• **PROMPT**: Below are some records; repeat them all exactly, minus the pictures.

* Start SUPPLIED MATERIAL *

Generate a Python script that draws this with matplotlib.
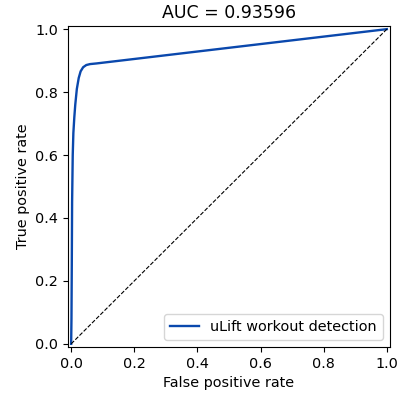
import matplotlib
matplotlib.use("Agg")
import matplotlib.pyplot as plt

fpr = [0.0, 0.001, 0.002, 0.003, 0.005, 0.007, 0.010, 0.013, 0.018, 0.024, 0.030, 0.038, 0.048, 0.060, 0.080, 1.0]
tpr = [0.0, 0.08, 0.25, 0.45, 0.60, 0.67, 0.72, 0.76, 0.81, 0.845, 0.866, 0.879, 0.886, 0.889, 0.891, 1.0]
label = "uLift workout detection"
title = "AUC = 0.93596"

plt.rcParams["font.size"] = 10.4
fig = plt.figure(figsize=(4.03, 3.95), dpi=100)
ax = fig.add_axes([68/403, 1-347/395, 322/403, 321/395])
ax.plot(fpr, tpr, color="#0a48ad", lw=1.7, label=label)
ax.plot([0, 1], [0, 1], color="black", lw=0.8, ls="--")
ax.set_xlim(-0.01, 1.01)
ax.set_ylim(-0.01, 1.01)
ax.set_xlabel("False positive rate")
ax.set_ylabel("True positive rate")
ax.set_title(title, fontsize=12.5)
ax.legend(loc="lower right")
fig.savefig("out.png", dpi=100)
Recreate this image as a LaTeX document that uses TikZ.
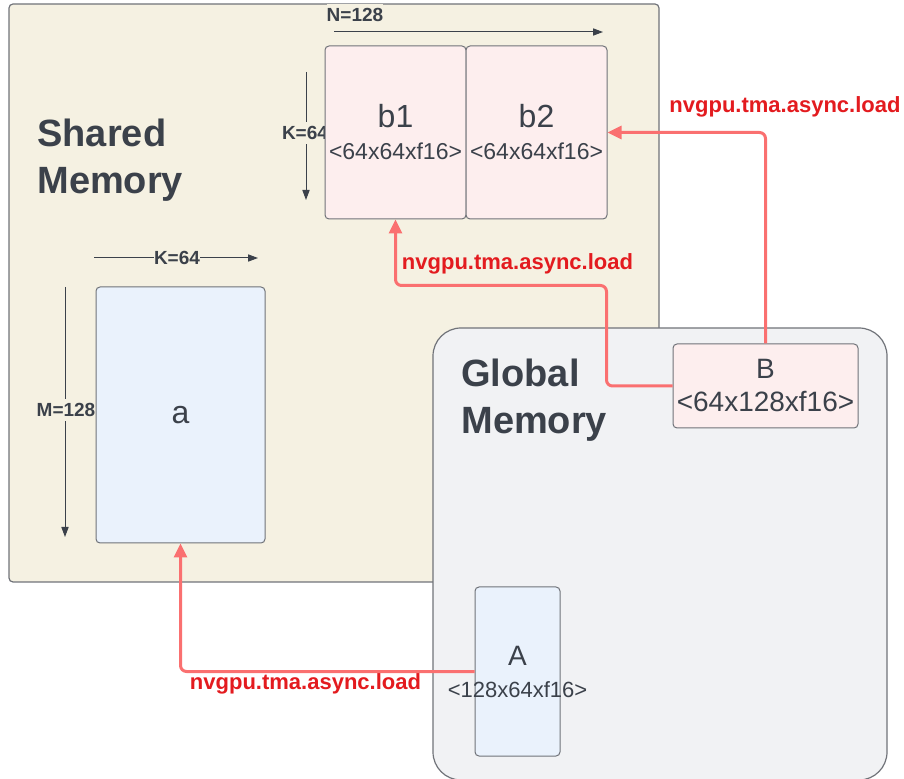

* End SUPPLIED MATERIAL *

• **THE RESPONSE**:
Generate a Python script that draws this with matplotlib.
import matplotlib
matplotlib.use("Agg")
import matplotlib.pyplot as plt

fpr = [0.0, 0.001, 0.002, 0.003, 0.005, 0.007, 0.010, 0.013, 0.018, 0.024, 0.030, 0.038, 0.048, 0.060, 0.080, 1.0]
tpr = [0.0, 0.08, 0.25, 0.45, 0.60, 0.67, 0.72, 0.76, 0.81, 0.845, 0.866, 0.879, 0.886, 0.889, 0.891, 1.0]
label = "uLift workout detection"
title = "AUC = 0.93596"

plt.rcParams["font.size"] = 10.4
fig = plt.figure(figsize=(4.03, 3.95), dpi=100)
ax = fig.add_axes([68/403, 1-347/395, 322/403, 321/395])
ax.plot(fpr, tpr, color="#0a48ad", lw=1.7, label=label)
ax.plot([0, 1], [0, 1], color="black", lw=0.8, ls="--")
ax.set_xlim(-0.01, 1.01)
ax.set_ylim(-0.01, 1.01)
ax.set_xlabel("False positive rate")
ax.set_ylabel("True positive rate")
ax.set_title(title, fontsize=12.5)
ax.legend(loc="lower right")
fig.savefig("out.png", dpi=100)
Recreate this image as a LaTeX document that uses TikZ.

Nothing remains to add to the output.